With experience teaching at the University of Helsinki and state universities in Los Angeles, Austin and the Twin Cities, Claus Elholm Andersen joins the Department of German, Nordic and Slavic as a new assistant professor of Danish.
Andersen, who was born in Denmark, is also the recipient of the Paul and Renate Madsen Professorship in Danish. He was drawn to the university partly because of the reputation of the department and its programs.
“Scandinavian Studies at UW-Madison has a long, proud history, the longest of any in the U.S., and with some of the top scholars in the field,” he says.
Andersen’s arrival brings expertise on contemporary Scandinavian literature, as well as the subject of the autobiography.
“My current research focuses on the six-volume autobiographical novel My Struggle by Norwegian author Karl Ove Knausgård,” he says. “I’m interested in the tension between the autobiographical and the literary, and I’m also looking into the ways in which Knausgård insists on the importance of the subject at a time when it has otherwise been declared dead."
But that’s not all that makes him an exciting addition to the department, says Dean Krouk, assistant professor of Norwegian.
“While Knausgård has been Andersen’s most conspicuous research focus, it would be a mistake to overlook the substantial breadth of his expertise within Scandinavian studies,” he says. “He has published academic work on key figures from Danish literary history and given numerous public lectures on aspects of Danish and Scandinavian culture.

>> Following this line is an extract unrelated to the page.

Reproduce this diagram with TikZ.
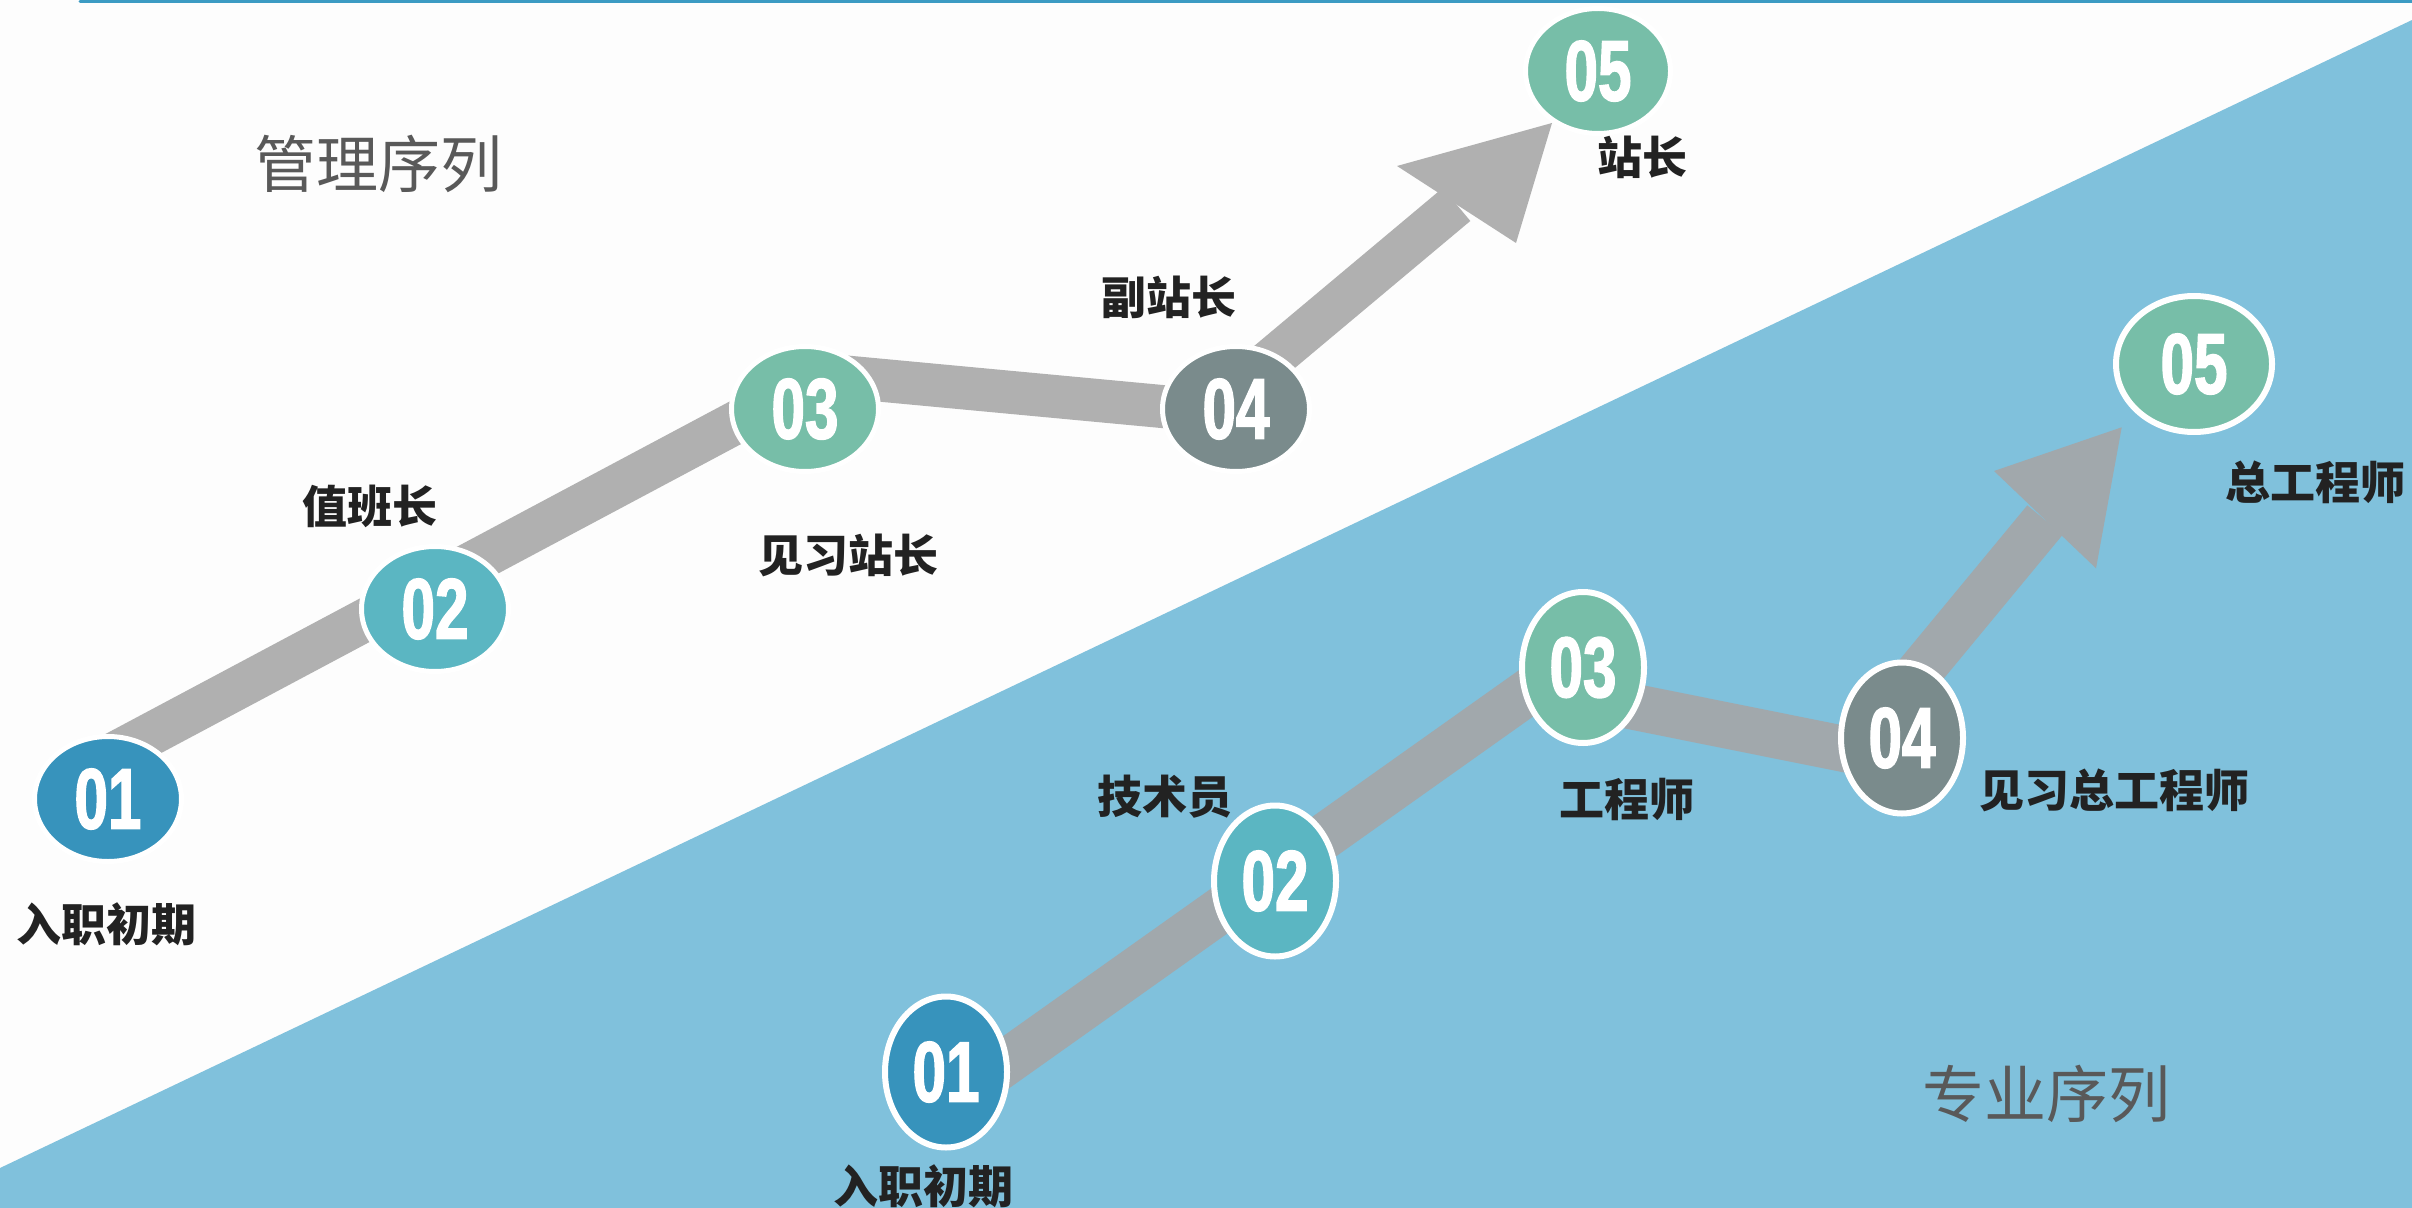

And in the past few years he has also somehow found time to publish frequent literary reviews in the main Swedish-Finnish newspaper.”
Andersen’s teaching experience ranges from Danish language and literature to other topics in Scandinavian literature and culture, such as literature and ethics, crime fiction, the feminist tradition and theory of the novel.
I also try hard to build a classroom environment that is learner-centered and filled with trust, so that students feel comfortable taking risks and participating actively in class discussions.
“He seems to win at least one teaching award everywhere he goes, most recently Best International Teacher at Helsinki, so UW-Madison students can expect an engaging classroom experience,” Krouk says.
Teaching students to think critically and work analytically is a priority for Andersen.
“I also try hard to build a classroom environment that is learner-centered and filled with trust, so that students feel comfortable taking risks and participating actively in class discussions by expressing their own ideas and opinions,” he says.
This fall, Andersen is teaching a fifth-semester Danish language instruction class and Contemporary Scandinavian Literature. “We will read Scandinavian literature from the past 10 years and ask the following basic questions: Does literature still matter today? Can contemporary authors tell us anything new about the world we live in? And are the problems and topics, described by Scandinavian writers, relevant to an American audience?”